In [0]:
%run "./01_config"

In [0]:
class Upserter:
    def __init__(self, merge_query, temp_view_name):
        self.merge_query = merge_query
        self.temp_view_name = temp_view_name

    def upsert(self, df_micro_batch, batch_id):
        df_micro_batch.createOrReplaceTempView(self.temp_view_name)
        df_micro_batch._jdf.sparkSession().sql(self.merge_query)

In [0]:
from pyspark.sql import functions as F
from pyspark.sql.functions import broadcast
class Gold():
    def __init__(self, env):
        self.Conf = Config()
        self.landing_zone = self.Conf.landing + 'landing_zone'
        self.checkpoint_base = self.Conf.checkpoint + 'checkpoints'
        self.initial = self.Conf.medallion + "initial"
        self.bronze = self.Conf.medallion + "bronze"
        self.silver = self.Conf.medallion + "silver"
        self.gold = self.Conf.medallion + "gold"
        self.catalog = f"fitbit_{env}_catalog"
        self.db_name = self.Conf.db_name
        self.maxFilesPerTrigger = self.Conf.maxFilesPerTrigger
        spark.sql(f"USE {self.catalog}.{self.db_name}")
    
    def _get_user_date_grid(self):
        """生成用户与日期的完整笛卡尔积网格"""
        df_date = spark.read.table(f"{self.catalog}.{self.db_name}.date_list")
        df_user = spark.read.table(f"{self.catalog}.{self.db_name}.user_list")
        # 使用广播连接优化小表交叉连接性能
        return df_user.crossJoin(broadcast(df_date))
    
    def upsert_activity_daily_gold(self, once=True, processing_time="1 minute"):
        """以卡路里流为触发源，关联其他维度补全 Gold 表"""
        
        # 1. 定义多维度合并的 MERGE SQL
        # 涵盖：卡路里、步数、睡眠时长、以及四种活跃分钟数
        query = f"""
            MERGE INTO {self.catalog}.{self.db_name}.activity_daily_gold a
            USING activity_daily_gold_delta b
            ON a.user_id = b.user_id AND a.date = b.date
            WHEN MATCHED THEN UPDATE SET *
            WHEN NOT MATCHED THEN INSERT *
        """

        # 2. 定义内部的微批次处理函数 (foreachBatch)
        def process_micro_batch(df_batch, batch_id):
            if df_batch.isEmpty():
                return

            # 获取静态网格
            df_grid = self._get_user_date_grid()

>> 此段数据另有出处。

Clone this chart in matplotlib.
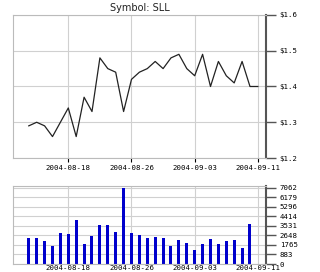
import matplotlib
matplotlib.use("Agg")
import matplotlib.pyplot as plt
import pandas as pd

# daily quotes, 2004-08-13 .. 2004-09-11
dates = pd.date_range("2004-08-13", "2004-09-11", freq="D")
price = [1.29, 1.30, 1.29, 1.26, 1.30, 1.34, 1.26, 1.37, 1.33, 1.48,
         1.45, 1.44, 1.33, 1.42, 1.44, 1.45, 1.47, 1.45, 1.48, 1.49,
         1.45, 1.43, 1.49, 1.40, 1.47, 1.43, 1.41, 1.47, 1.40, 1.40]
volume = [2446, 2446, 2109, 1712, 2843, 2751, 4035, 1865, 2598, 3577,
          3577, 2996, 7062, 2843, 2690, 2446, 2507, 2446, 1712, 2262,
          1956, 1315, 1895, 2354, 1895, 2140, 2201, 1467, 3730, 0]

title = "Symbol: SLL"
x_ticks = ["2004-08-18", "2004-08-26", "2004-09-03", "2004-09-11"]
price_ticks = [1.2, 1.3, 1.4, 1.5, 1.6]
vol_ticks = [0, 883, 1765, 2648, 3531, 4414, 5296, 6179, 7062]

mono = "DejaVu Sans Mono"
grid_c = "#d0d0d0"
frame_c = "#bbbbbb"
axis_c = "#555555"

fig = plt.figure(figsize=(3.2, 2.72), dpi=100)
ax1 = fig.add_axes([0.0406, 0.419, 0.790, 0.526])
ax2 = fig.add_axes([0.0406, 0.0294, 0.790, 0.287])

xt = pd.to_datetime(x_ticks)
xlim = (pd.Timestamp("2004-08-11"), pd.Timestamp("2004-09-12"))


def style(ax):
    ax.set_xlim(*xlim)
    ax.set_xticks(xt)
    ax.grid(True, color=grid_c, linewidth=0.8)
    ax.set_axisbelow(True)
    for s in ("left", "top", "bottom"):
        ax.spines[s].set_color(frame_c)
        ax.spines[s].set_linewidth(0.8)
    ax.spines["right"].set_color(axis_c)
    ax.spines["right"].set_linewidth(1.5)
    ax.yaxis.tick_right()
    ax.tick_params(axis="y", length=7, width=1, color=axis_c, pad=3,
                   labelsize=5.3)
    ax.tick_params(axis="x", length=3, width=0.8, color="black", pad=2,
                   labelsize=5.3)


ax1.plot(dates, price, color="#222222", linewidth=0.9)
style(ax1)
ax1.set_ylim(1.2, 1.6)
ax1.set_yticks(price_ticks)
ax1.set_yticklabels(["$%.1f" % v for v in price_ticks], fontfamily=mono)
ax1.set_xticklabels(x_ticks, fontfamily=mono)
ax1.set_title(title, fontsize=7, pad=3, color="#222222")

ax2.bar(dates, volume, width=0.38, color="#0000cc")
style(ax2)
ax2.set_ylim(0, max(vol_ticks) * 1.025)
ax2.set_yticks(vol_ticks)
ax2.set_yticklabels([str(v) for v in vol_ticks], fontfamily=mono)
ax2.set_xticklabels(x_ticks, fontfamily=mono)
ax2.tick_params(axis="x", length=0, pad=1)

fig.savefig("out.png", dpi=100)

            # 关联其他 Silver 层表（这些表在微批次执行时作为静态表读取当前快照）
            df_daily_steps = spark.read.table(f"{self.catalog}.{self.db_name}.steps_daily_sl")
            df_sleep = spark.read.table(f"{self.catalog}.{self.db_name}.sleep_daily_sl")
            df_daily_sleep = df_sleep.groupBy("user_id", "date").agg(F.sum("asleep_minutes").alias("asleep_minutes"), F.sum("total_minutes_in_bed").alias("total_minutes_in_bed"))
            df_daily_intensities = spark.read.table(f"{self.catalog}.{self.db_name}.intensities_daily_sl")
            df_daily_heartrate = spark.read.table(f"{self.catalog}.{self.db_name}.heartrate_daily_sl")

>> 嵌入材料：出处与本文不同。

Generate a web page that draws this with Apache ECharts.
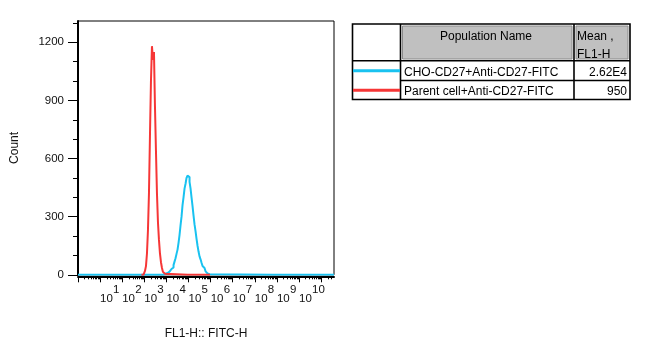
<!DOCTYPE html>
<html><head><meta charset="utf-8">
<script src="https://cdn.jsdelivr.net/npm/echarts@6/dist/echarts.min.js"></script>
<style>html,body{margin:0;padding:0;background:#fff}#c{width:658px;height:356px}</style>
</head><body><div id="c"></div>
<script>
// ---- data ----
const xDecadeLabels = [1, 2, 3, 4, 5, 6, 7, 8, 9, 10];
const xMajorTicks = [0, 1, 2, 3, 4, 5, 6, 7, 8, 9, 10, 11];
const yTickLabels = [0, 300, 600, 900, 1200];
const yMinorTicks = [100, 200, 400, 500, 700, 800, 1000, 1100, 1300];
const seriesNames = ['CHO-CD27+Anti-CD27-FITC', 'Parent cell+Anti-CD27-FITC'];
const meanValues = ['2.62E4', '950'];
const tableHeader = ['Population Name', 'Mean ,', 'FL1-H'];
const xAxisTitle = 'FL1-H:: FITC-H';
const yAxisTitle = 'Count';

// bin centres in log10(FL1-H) and counts
const blueLog10 = [0.000, 3.846, 3.891, 3.937, 3.982, 4.027, 4.072, 4.118, 4.163, 4.208, 4.253, 4.299, 4.344, 4.389, 4.434, 4.480, 4.525, 4.570, 4.615, 4.661, 4.706, 4.751, 4.796, 4.842, 4.887, 4.932, 4.977, 5.023, 5.068, 5.113, 5.158, 5.204, 5.249, 5.294, 5.339, 5.385, 5.430, 5.475, 5.520, 5.566, 5.611, 5.656, 5.701, 5.747, 5.792, 5.837, 5.882, 5.928, 5.973, 11.580];
const blueCount = [0, 0, 2, 4, 6, 9, 12, 16, 20, 24, 30, 38, 50, 68, 85, 108, 130, 165, 205, 255, 300, 360, 400, 445, 470, 500, 512, 505, 480, 446, 400, 355, 305, 260, 225, 185, 150, 120, 95, 80, 62, 45, 35, 26, 18, 12, 7, 3, 0, 0];
const redLog10 = [2.870, 2.961, 3.006, 3.052, 3.097, 3.142, 3.187, 3.233, 3.278, 3.323, 3.368, 3.414, 3.459, 3.504, 3.549, 3.595, 3.640, 3.685, 3.730, 3.776, 3.821, 3.866, 3.911, 3.957, 5.970];
const redCount = [0, 0, 6, 20, 45, 110, 230, 420, 720, 1000, 1180, 1110, 1150, 870, 640, 420, 270, 180, 110, 65, 35, 15, 5, 0, 0];

// ---- build ----
const FONT = '"Liberation Sans", Arial, sans-serif';
const xMinorTicks = [];
for (const d of xMajorTicks) for (let k = 2; k <= 9; k++) { const v = d + Math.log10(k); if (v < 11.58) xMinorTicks.push(v); }
const pair = (xs, ys) => xs.map((x, i) => [x, ys[i]]);

const txt = (text, x, y, align) => ({
  type: 'text', silent: true,
  style: { text, x, y, fill: '#000', font: '12px ' + FONT, textAlign: align, align, textVerticalAlign: 'middle', verticalAlign: 'middle' }
});
const ln = (x1, y1, x2, y2, color, w) => ({ type: 'line', silent: true, shape: { x1, y1, x2, y2 }, style: { stroke: color, lineWidth: w } });

const BLUE = '#19c2f0', RED = '#f63636';
const graphic = [
  { type: 'rect', silent: true, shape: { x: 402.5, y: 26, width: 169.5, height: 33 }, style: { fill: '#c0c0c0', stroke: '#8a8a8a', lineWidth: 1 } },
  { type: 'rect', silent: true, shape: { x: 576, y: 26, width: 52, height: 33 }, style: { fill: '#c0c0c0', stroke: '#8a8a8a', lineWidth: 1 } },
  { type: 'rect', silent: true, shape: { x: 352.5, y: 24, width: 277.5, height: 75.5 }, style: { fill: 'none', stroke: '#000', lineWidth: 1.6 } },
  ln(400.5, 24, 400.5, 99.5, '#000', 1.6),
  ln(574, 24, 574, 99.5, '#000', 1.6),
  ln(352.5, 60.7, 630, 60.7, '#000', 1.6),
  ln(400.5, 80.5, 630, 80.5, '#000', 1.6),
  ln(353, 70.7, 400, 70.7, BLUE, 3),
  ln(353, 90.3, 400, 90.3, RED, 3),
  txt(tableHeader[0], 486, 36.5, 'center'),
  txt(tableHeader[1], 577, 36.5, 'left'),
  txt(tableHeader[2], 577, 54.5, 'left'),
  txt(seriesNames[0], 404, 72.5, 'left'),
  txt(meanValues[0], 627, 72.5, 'right'),
  txt(seriesNames[1], 404, 92, 'left'),
  txt(meanValues[1], 627, 92, 'right')
];

const chart = echarts.init(document.getElementById('c'), null, { renderer: 'canvas' });
chart.setOption({
  animation: false,
  backgroundColor: '#fff',
  grid: { left: 78, right: 324, top: 21, bottom: 81.2, show: true, borderColor: '#000', borderWidth: 1, containLabel: false, outerBoundsMode: 'none' },
  xAxis: [
    {
      type: 'value', min: 0, max: 11.58, position: 'bottom', offset: 1.5,
      axisLine: { show: true, onZero: false, lineStyle: { color: '#000', width: 2 } },
      axisTick: { show: true, customValues: xMinorTicks, length: 3, lineStyle: { color: '#000', width: 1 } },
      axisLabel: { show: true, customValues: xDecadeLabels, formatter: () => '10', align: 'left', margin: 17, fontSize: 11.5, lineHeight: 11, color: '#111', fontFamily: FONT },
      splitLine: { show: false },
      name: xAxisTitle, nameLocation: 'middle', nameGap: 51,
      nameTextStyle: { fontSize: 12, color: '#111', fontFamily: FONT }
    },
    {
      type: 'value', min: 0, max: 11.58, position: 'bottom', offset: 1.5,
      axisLine: { show: false, onZero: false },
      axisTick: { show: true, customValues: xMajorTicks, length: 6, lineStyle: { color: '#000', width: 1 } },
      axisLabel: { show: true, customValues: xDecadeLabels, formatter: v => String(Math.round(v)), align: 'left', padding: [0, 0, 0, 13], margin: 8, fontSize: 11.5, lineHeight: 11, color: '#111', fontFamily: FONT },
      splitLine: { show: false }
    }
  ],
  yAxis: [
    {
      type: 'value', min: 0, max: 1310, position: 'left',
      axisLine: { show: true, onZero: false, lineStyle: { color: '#000', width: 2 } },
      axisTick: { show: true, customValues: yTickLabels, length: 10, lineStyle: { color: '#000', width: 1 } },
      axisLabel: { show: true, customValues: yTickLabels, formatter: v => String(Math.round(v)), margin: 14, fontSize: 11.5, color: '#111', fontFamily: FONT },
      splitLine: { show: false },
      name: yAxisTitle, nameLocation: 'middle', nameGap: 57, nameRotate: 90,
      nameTextStyle: { fontSize: 12, color: '#111', fontFamily: FONT }
    },
    {
      type: 'value', min: 0, max: 1310, position: 'left',
      axisLine: { show: false, onZero: false },
      axisTick: { show: true, customValues: yMinorTicks, length: 5, lineStyle: { color: '#000', width: 1 } },
      axisLabel: { show: false },
      splitLine: { show: false }
    }
  ],
  series: [
    { name: seriesNames[0], type: 'line', step: 'middle', showSymbol: false, data: pair(blueLog10, blueCount), lineStyle: { color: BLUE, width: 2 }, itemStyle: { color: BLUE }, z: 3 },
    { name: seriesNames[1], type: 'line', step: 'middle', showSymbol: false, data: pair(redLog10, redCount), lineStyle: { color: RED, width: 2 }, itemStyle: { color: RED }, z: 4 }
  ],
  graphic
});
</script>
</body></html>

            # 以当前批次的 user/date 为基准，关联所有维度
            df_enriched = (df_batch.alias("cal")
                .join(df_grid, ["user_id", "date"], "inner") # 确保符合网格规范
                .join(df_daily_steps.alias("st"), ["user_id", "date"], "left")
                .join(df_daily_sleep.alias("sl"), ["user_id", "date"], "left")
                .join(df_daily_intensities.alias("it"), ["user_id", "date"], "left")
                .join(df_daily_heartrate.alias("hr"), ["user_id", "date"], "left")
                .select(
                    "user_id", "date",
                    F.coalesce(F.col("st.total_steps"), F.lit(0)).alias("total_steps"),
                    F.coalesce(F.col("cal.daily_calories"), F.lit(0)).alias("total_calories"),
                    F.coalesce(F.col("it.very_active_minutes"), F.lit(0)).alias("very_active_minutes"),
                    F.coalesce(F.col("it.fairly_active_minutes"), F.lit(0)).alias("fairly_active_minutes"),
                    F.coalesce(F.col("it.lightly_active_minutes"), F.lit(0)).alias("lightly_active_minutes"),
                    F.coalesce(F.col("it.sedentary_minutes"), F.lit(0)).alias("sedentary_minutes"),
                    F.coalesce(F.col("hr.avg_heartrate"), F.lit(0)).alias("avg_heartrate"),
                    F.coalesce(F.col("hr.max_heartrate"), F.lit(0)).alias("max_heartrate"),
                    F.coalesce(F.col("sl.asleep_minutes"), F.lit(0)).alias("asleep_minutes"),
                    F.coalesce(F.col("sl.total_minutes_in_bed"), F.lit(0)).alias("total_minutes_in_bed")
                )
            )

            # 写入临时视图并执行 MERGE
            df_enriched.createOrReplaceTempView("activity_daily_gold_delta")
            df_batch.sparkSession.sql(query)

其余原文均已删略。